▶ [AIM]: Report each line of the data that has "this" somewhere in it.
━━━━━ MATERIAL TO PROCESS
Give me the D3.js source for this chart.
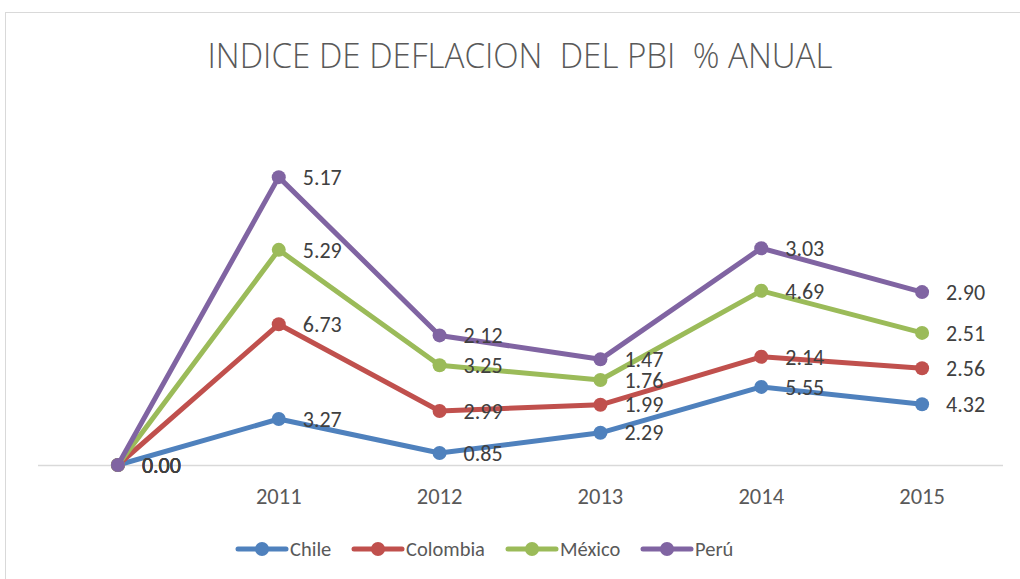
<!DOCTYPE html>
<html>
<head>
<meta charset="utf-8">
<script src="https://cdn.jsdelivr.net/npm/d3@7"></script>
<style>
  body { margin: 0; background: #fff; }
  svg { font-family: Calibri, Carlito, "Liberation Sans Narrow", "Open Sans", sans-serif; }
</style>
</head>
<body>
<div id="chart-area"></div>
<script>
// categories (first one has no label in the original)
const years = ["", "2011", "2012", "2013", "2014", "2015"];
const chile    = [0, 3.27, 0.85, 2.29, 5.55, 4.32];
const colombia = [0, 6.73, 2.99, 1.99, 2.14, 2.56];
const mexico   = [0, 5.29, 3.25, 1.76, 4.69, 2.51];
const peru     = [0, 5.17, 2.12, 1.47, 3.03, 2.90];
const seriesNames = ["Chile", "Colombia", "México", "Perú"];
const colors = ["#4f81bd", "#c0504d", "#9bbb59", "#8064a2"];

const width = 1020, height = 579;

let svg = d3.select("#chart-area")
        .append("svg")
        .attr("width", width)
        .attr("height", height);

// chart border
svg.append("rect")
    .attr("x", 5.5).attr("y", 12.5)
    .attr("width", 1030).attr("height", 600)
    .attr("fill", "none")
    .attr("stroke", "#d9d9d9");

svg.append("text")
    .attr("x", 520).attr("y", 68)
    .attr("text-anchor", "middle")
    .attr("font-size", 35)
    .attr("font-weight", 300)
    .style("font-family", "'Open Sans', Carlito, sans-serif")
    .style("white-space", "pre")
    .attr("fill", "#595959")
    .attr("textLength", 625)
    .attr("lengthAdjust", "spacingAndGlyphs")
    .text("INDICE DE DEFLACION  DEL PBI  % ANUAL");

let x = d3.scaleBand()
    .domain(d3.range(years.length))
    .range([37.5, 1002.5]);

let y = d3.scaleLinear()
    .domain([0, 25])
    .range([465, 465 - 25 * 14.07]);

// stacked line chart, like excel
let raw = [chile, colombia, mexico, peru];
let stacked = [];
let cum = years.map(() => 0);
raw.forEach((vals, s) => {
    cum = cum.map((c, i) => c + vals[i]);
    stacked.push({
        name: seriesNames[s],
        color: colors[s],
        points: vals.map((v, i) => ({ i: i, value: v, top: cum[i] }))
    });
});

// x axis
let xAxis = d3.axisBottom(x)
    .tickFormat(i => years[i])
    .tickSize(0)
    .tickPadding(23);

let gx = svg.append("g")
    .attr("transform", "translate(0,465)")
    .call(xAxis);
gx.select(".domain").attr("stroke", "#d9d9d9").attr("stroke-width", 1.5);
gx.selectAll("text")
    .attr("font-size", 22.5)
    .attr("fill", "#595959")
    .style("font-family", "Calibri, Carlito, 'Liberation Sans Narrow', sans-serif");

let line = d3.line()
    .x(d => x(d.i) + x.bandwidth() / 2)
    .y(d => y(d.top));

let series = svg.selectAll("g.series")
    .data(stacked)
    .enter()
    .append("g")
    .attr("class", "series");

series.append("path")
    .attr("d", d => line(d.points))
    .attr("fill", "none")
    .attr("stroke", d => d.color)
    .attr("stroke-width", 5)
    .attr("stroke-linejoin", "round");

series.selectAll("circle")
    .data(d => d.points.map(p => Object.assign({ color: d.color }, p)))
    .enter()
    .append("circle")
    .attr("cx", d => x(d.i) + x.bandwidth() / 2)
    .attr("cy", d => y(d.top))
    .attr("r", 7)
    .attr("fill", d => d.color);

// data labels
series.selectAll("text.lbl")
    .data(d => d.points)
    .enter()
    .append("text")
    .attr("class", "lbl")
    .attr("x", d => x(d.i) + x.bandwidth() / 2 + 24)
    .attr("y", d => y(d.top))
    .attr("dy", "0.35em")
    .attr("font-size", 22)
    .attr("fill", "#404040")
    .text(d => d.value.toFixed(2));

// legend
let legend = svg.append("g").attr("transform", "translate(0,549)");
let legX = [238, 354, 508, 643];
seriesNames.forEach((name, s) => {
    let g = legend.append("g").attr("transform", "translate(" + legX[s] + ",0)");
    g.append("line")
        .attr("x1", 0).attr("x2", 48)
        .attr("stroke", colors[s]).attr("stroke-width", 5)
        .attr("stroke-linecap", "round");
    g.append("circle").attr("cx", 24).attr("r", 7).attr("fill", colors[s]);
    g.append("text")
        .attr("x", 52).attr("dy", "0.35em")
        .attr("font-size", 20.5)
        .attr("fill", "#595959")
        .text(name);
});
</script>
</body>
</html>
━━━━━━━━━━
━━━━━ MATERIAL TO PROCESS
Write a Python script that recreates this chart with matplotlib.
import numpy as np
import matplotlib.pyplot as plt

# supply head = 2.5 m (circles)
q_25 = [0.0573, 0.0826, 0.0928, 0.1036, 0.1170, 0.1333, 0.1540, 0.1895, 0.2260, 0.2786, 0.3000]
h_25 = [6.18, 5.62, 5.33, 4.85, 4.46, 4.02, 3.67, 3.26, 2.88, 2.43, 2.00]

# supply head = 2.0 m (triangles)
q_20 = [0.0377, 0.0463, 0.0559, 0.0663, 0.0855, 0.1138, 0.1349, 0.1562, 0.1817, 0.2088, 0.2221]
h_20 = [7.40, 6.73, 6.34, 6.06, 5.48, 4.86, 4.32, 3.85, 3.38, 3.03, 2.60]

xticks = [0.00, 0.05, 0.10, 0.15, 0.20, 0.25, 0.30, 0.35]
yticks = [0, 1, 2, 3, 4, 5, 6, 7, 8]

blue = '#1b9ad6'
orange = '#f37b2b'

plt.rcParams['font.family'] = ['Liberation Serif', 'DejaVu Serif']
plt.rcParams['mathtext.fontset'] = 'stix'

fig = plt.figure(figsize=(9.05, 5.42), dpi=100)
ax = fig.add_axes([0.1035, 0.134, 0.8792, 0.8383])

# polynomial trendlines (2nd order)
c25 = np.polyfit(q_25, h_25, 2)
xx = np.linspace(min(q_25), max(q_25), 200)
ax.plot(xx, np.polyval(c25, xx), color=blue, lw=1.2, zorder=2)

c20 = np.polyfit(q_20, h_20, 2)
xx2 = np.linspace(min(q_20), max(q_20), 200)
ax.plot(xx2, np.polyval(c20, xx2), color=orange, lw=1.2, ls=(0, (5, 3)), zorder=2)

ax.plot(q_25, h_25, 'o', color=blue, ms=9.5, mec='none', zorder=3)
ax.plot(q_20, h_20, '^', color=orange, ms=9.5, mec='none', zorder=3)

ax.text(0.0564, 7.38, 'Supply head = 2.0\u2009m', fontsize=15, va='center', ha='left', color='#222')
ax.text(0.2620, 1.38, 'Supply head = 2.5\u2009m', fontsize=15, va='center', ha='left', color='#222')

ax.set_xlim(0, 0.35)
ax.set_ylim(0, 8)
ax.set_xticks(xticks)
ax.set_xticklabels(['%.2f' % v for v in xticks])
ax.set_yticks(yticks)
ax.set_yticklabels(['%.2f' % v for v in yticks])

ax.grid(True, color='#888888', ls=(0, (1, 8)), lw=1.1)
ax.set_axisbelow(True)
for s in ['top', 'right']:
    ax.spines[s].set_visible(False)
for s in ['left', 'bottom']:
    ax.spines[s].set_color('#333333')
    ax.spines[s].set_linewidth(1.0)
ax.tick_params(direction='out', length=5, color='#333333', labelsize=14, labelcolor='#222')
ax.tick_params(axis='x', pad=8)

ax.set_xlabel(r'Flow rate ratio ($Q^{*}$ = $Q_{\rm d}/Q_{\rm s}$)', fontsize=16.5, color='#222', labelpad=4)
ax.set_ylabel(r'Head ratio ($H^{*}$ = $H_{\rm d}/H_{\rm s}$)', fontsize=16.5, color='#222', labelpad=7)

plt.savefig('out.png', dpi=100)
━━━━━━━━━━
▶ [EXERCISE ANSWER]:
Give me the D3.js source for this chart.
Write a Python script that recreates this chart with matplotlib.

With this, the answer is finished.